To say this will be a defining moment for college football would be putting it mildly. It's been speculated that the snowball effect could be cataclysmic. The SEC, strong on its own as it is, may suffer a case of the "me too"s and grow, with schools like Florida State, Clemson, Georgia Tech, Miami and the biggest trophy fish of all, North Carolina. Which would loot the ACC and Big East, leading to further speculation that Notre Dame would best serve Notre Dame as a member of the soon-to-be Big Teen. For conferences like our middle children from the Mountain West, this could all be a blessing since it may set the table for a highly coveted automatic BCS berth--which for schools on the outside, is the budgetary equivalent of hitting PowerBall.


On that greater topic, what will this all mean to the BCS? Could these gargantuan super-leagues fall in love with the potential windfall of a NCAA division-1 playoff and pull out--even if it means pulling out of the NCAA altogether?

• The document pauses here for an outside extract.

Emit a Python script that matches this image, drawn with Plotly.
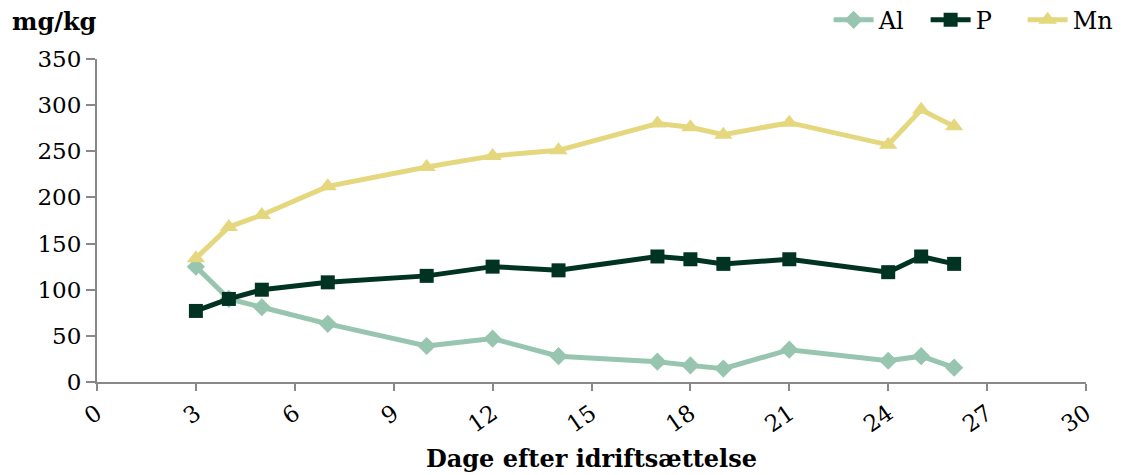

For fans of college football, this will rock them to their fundamentalist core. It was only a few years ago that traditionalists insisted on keeping the bowl system intact and not tampering with things like the seven-decade-long Big Ten / Pac-10 Rose Bowl alliance (see photo of the 1965 Rose Bowl between Michigan and Oregon State, courtesy of the way-back machine).

While many speculated about change, the culprits were assumed to be the greedy bowls or the greedy BCS itself. Who knew the greedy conferences would be the temporal forces?